━━ Dataset section ━━
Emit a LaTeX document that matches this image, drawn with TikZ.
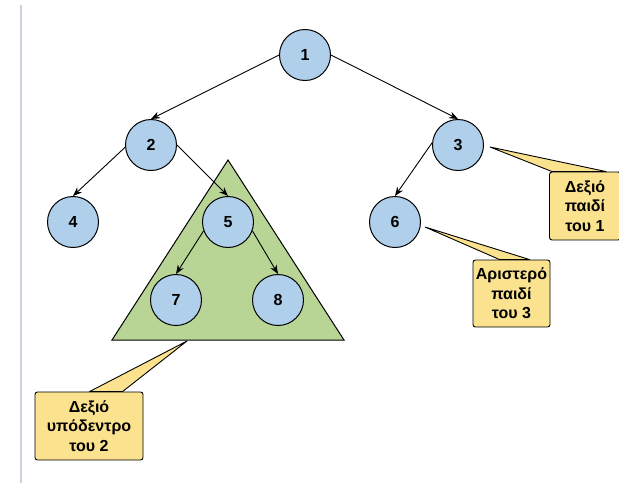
\documentclass[tikz,border=0pt]{standalone}
\usepackage{fontspec}
\setmainfont{Liberation Sans}
\usetikzlibrary{arrows.meta,backgrounds}

\definecolor{nodeblue}{RGB}{176,207,234}
\definecolor{treegreen}{RGB}{184,213,150}
\definecolor{noteyellow}{RGB}{250,226,142}
\definecolor{edgegrey}{RGB}{205,209,220}

\tikzset{
  vertex/.style={circle, draw, line width=1pt, fill=nodeblue, minimum size=51pt,
    inner sep=0pt, font=\bfseries\fontsize{16}{18}\selectfont},
  edge/.style={-{Stealth[length=9pt,width=7pt]}, line width=0.9pt},
  subtree/.style={draw, fill=treegreen, line width=1pt, line join=miter},
  notebox/.style={draw, fill=noteyellow, rounded corners=2.5pt, line width=0.9pt,
    align=center, inner sep=0pt, font=\bfseries\fontsize{16}{19.5}\selectfont},
  pointer/.style={draw, fill=noteyellow, line width=0.9pt, line join=round}
}

\begin{document}
\begin{tikzpicture}[x=1pt,y=-1pt]
\useasboundingbox (0,0) rectangle (619,483);

%% page edge
\draw[edgegrey, line width=1.2pt] (21,5) -- (21,483);

%% subtree of 2
\draw[subtree] (228,160) -- (112,340) -- (344,340) -- cycle;

%% vertices
\node[vertex] (n1) at (305,55)  {1};
\node[vertex] (n2) at (151,145) {2};
\node[vertex] (n3) at (458,145) {3};
\node[vertex] (n4) at (73,222)  {4};
\node[vertex] (n5) at (228,222) {5};
\node[vertex] (n6) at (395,222) {6};
\node[vertex] (n7) at (176,300) {7};
\node[vertex] (n8) at (278,300) {8};

%% edges
\draw[edge] (n1.west) -- (n2.north);     %% 12
\draw[edge] (n1.east) -- (n3.north);     %% 13
\draw[edge] (n2.185) -- (n4.north);      %% 24
\draw[edge] (n2.east) -- (n5.north);     %% 25
\draw[edge] (n3.175) -- (n6.north);      %% 36
\draw[edge] (n5.200) -- (n7.north);      %% 57
\draw[edge] (n5.-20) -- (n8.north);      %% 58

%% callouts
\node[notebox, minimum width=71pt, minimum height=68pt] (note1) at (585,206)
  {Δεξιό\\παιδί\\του 1};
\node[notebox, minimum width=77pt, minimum height=67pt] (note3) at (511.5,293.5)
  {Αριστερό\\παιδί\\του 3};
\node[notebox, minimum width=108pt, minimum height=68pt] (note2) at (89,426)
  {Δεξιό\\υπόδεντρο\\του 2};
\coordinate (tip1) at (490,147);
\coordinate (tip3) at (425,227);
\coordinate (tip2) at (187,341);
\begin{pgfonlayer}{background}
\filldraw[pointer] (tip1) -- ([xshift=3pt]note1.north west) -- ([xshift=57pt]note1.north west) -- cycle;
\filldraw[pointer] (tip3) -- ([xshift=27pt]note3.north west) -- ([xshift=57pt]note3.north west) -- cycle;
\filldraw[pointer] (tip2) -- ([xshift=55pt]note2.north west) -- ([xshift=88pt]note2.north west) -- cycle;
\end{pgfonlayer}
\end{tikzpicture}
\end{document}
━━━
- Given request -
Omit every picture while copying the listing above exactly.

- Reply to the exercise -
Emit a LaTeX document that matches this image, drawn with TikZ.
\documentclass[tikz,border=0pt]{standalone}
\usepackage{fontspec}
\setmainfont{Liberation Sans}
\usetikzlibrary{arrows.meta,backgrounds}

\definecolor{nodeblue}{RGB}{176,207,234}
\definecolor{treegreen}{RGB}{184,213,150}
\definecolor{noteyellow}{RGB}{250,226,142}
\definecolor{edgegrey}{RGB}{205,209,220}

\tikzset{
  vertex/.style={circle, draw, line width=1pt, fill=nodeblue, minimum size=51pt,
    inner sep=0pt, font=\bfseries\fontsize{16}{18}\selectfont},
  edge/.style={-{Stealth[length=9pt,width=7pt]}, line width=0.9pt},
  subtree/.style={draw, fill=treegreen, line width=1pt, line join=miter},
  notebox/.style={draw, fill=noteyellow, rounded corners=2.5pt, line width=0.9pt,
    align=center, inner sep=0pt, font=\bfseries\fontsize{16}{19.5}\selectfont},
  pointer/.style={draw, fill=noteyellow, line width=0.9pt, line join=round}
}

\begin{document}
\begin{tikzpicture}[x=1pt,y=-1pt]
\useasboundingbox (0,0) rectangle (619,483);

%% page edge
\draw[edgegrey, line width=1.2pt] (21,5) -- (21,483);

%% subtree of 2
\draw[subtree] (228,160) -- (112,340) -- (344,340) -- cycle;

%% vertices
\node[vertex] (n1) at (305,55)  {1};
\node[vertex] (n2) at (151,145) {2};
\node[vertex] (n3) at (458,145) {3};
\node[vertex] (n4) at (73,222)  {4};
\node[vertex] (n5) at (228,222) {5};
\node[vertex] (n6) at (395,222) {6};
\node[vertex] (n7) at (176,300) {7};
\node[vertex] (n8) at (278,300) {8};

%% edges
\draw[edge] (n1.west) -- (n2.north);     %% 12
\draw[edge] (n1.east) -- (n3.north);     %% 13
\draw[edge] (n2.185) -- (n4.north);      %% 24
\draw[edge] (n2.east) -- (n5.north);     %% 25
\draw[edge] (n3.175) -- (n6.north);      %% 36
\draw[edge] (n5.200) -- (n7.north);      %% 57
\draw[edge] (n5.-20) -- (n8.north);      %% 58

%% callouts
\node[notebox, minimum width=71pt, minimum height=68pt] (note1) at (585,206)
  {Δεξιό\\παιδί\\του 1};
\node[notebox, minimum width=77pt, minimum height=67pt] (note3) at (511.5,293.5)
  {Αριστερό\\παιδί\\του 3};
\node[notebox, minimum width=108pt, minimum height=68pt] (note2) at (89,426)
  {Δεξιό\\υπόδεντρο\\του 2};
\coordinate (tip1) at (490,147);
\coordinate (tip3) at (425,227);
\coordinate (tip2) at (187,341);
\begin{pgfonlayer}{background}
\filldraw[pointer] (tip1) -- ([xshift=3pt]note1.north west) -- ([xshift=57pt]note1.north west) -- cycle;
\filldraw[pointer] (tip3) -- ([xshift=27pt]note3.north west) -- ([xshift=57pt]note3.north west) -- cycle;
\filldraw[pointer] (tip2) -- ([xshift=55pt]note2.north west) -- ([xshift=88pt]note2.north west) -- cycle;
\end{pgfonlayer}
\end{tikzpicture}
\end{document}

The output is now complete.